Il confère à cette musique une vie extraordinaire, lui qui considère Le Lac des cygnes comme "une des plus grandes réussites de Tchaikovski". Il en a la mesure pour mettre en exergue la clarté de la texture, l'inventivité mélodique, la générosité sonore. Le discours est fluide, sans sollicitation hyper romantique, le substrat dramatique des ''scènes'' parlant de lui-même, pour ce que sont autant de morceaux d'opéra sans paroles. Ainsi de la scène finale, digne d'une fin opératique tragique : tempête engloutissant les deux héros dans les eaux, alors que tout se déchaîne furieusement, puis montée en apothéose et son grand climax de tout un orchestre à plein régime, en crescendos d'accords ffff, et enfin décroissance sonore à l'heure du retour au calme, lors de l'apparition des jeunes cygnes sur le lac. On pense à la fin du Faust de Gounod. On aura noté chez le chef russe la maîtrise de la dynamique, notamment la nuance mezzo piano et les forte fiers, comme ''soulevés'' pour dégager tout l'impact dramatique. Son orchestre brille de mille couleurs, qui possède le vrai feeling de cette musique.

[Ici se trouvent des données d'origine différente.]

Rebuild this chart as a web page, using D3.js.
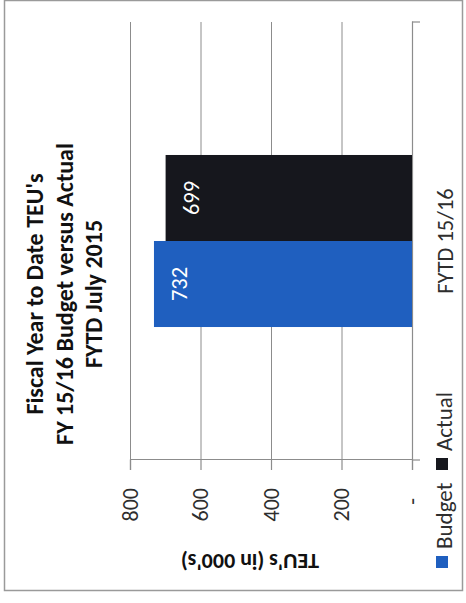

L'enregistrement live à Moscou offre une image très large, dans une ambiance aérée pour un indéniable relief. Reste que les violons I sont trop ravalés à gauche, que l'étagement des plans pour ce qui est des bois et cuivres, par rapport aux cordes, est peu sensible, même si la synthèse sonore est satisfaisante. Et qu'une trop grande présence des graves peut conduire à une impression de résonance dans le registre forte.